“Take this all of you and eat. This is my body which will be given up for you” / “Take this all of you and drink, this is the cup of my blood, the blood of the new and everlasting covenant, this cup will be shed for you and for all."Now of course Heaven is exclusionary since we can't hold a belief in universal salvation. But it is still who humans who long for exclusion and caste; when Jesus ate with sinners He was greatly criticized. In "The Power of the Cross", Michael Dubruiel mentions the parable of the Prodigal Son:
Jesus tells this parable when he is in the process of being judged as someone who consorts with sinners. The "punch line" of the parable hits home for all of us prodigals: Those who are most likely to come to their senses are those who have experienced the emptiness of a life apart from God. The elder sons really don't see any readon to party; they haven't come to their senses yet.
Who is the greatest sinner in the parable of the Prodigal Son? Could it be the older brother, who is angry that his ungrateful little brother had come home? Often we resent this; we identify more with the elder brother than with the younger. In fact, when I've spoken on this parable it has often angered someone: Someone in their family, like the Prodigal Son, has taken the family's money, only to come back penniless and in search of more.

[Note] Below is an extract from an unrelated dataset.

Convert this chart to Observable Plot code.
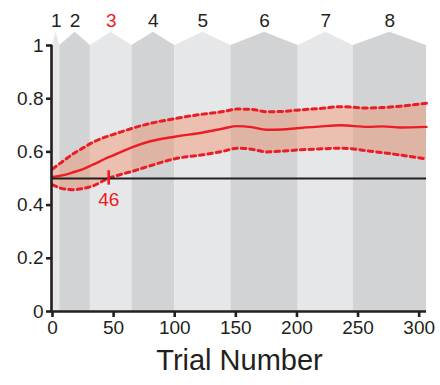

Ironcally, some Scripture scholars think that in the parable of the Prodigal Son, Jesus is the son who takes the inheritance of the Father - his divine mercy and love - and squanders it on sinners! In the end, the Father is pleased. Once you've heard this way of looking at the parable, it's hard to see it any other way.
Yes, God's mercy is great; however, to experience it fully always involves a bit of crucifixion on our part. Our natural human way of looking at things is invariably fallible and has to die.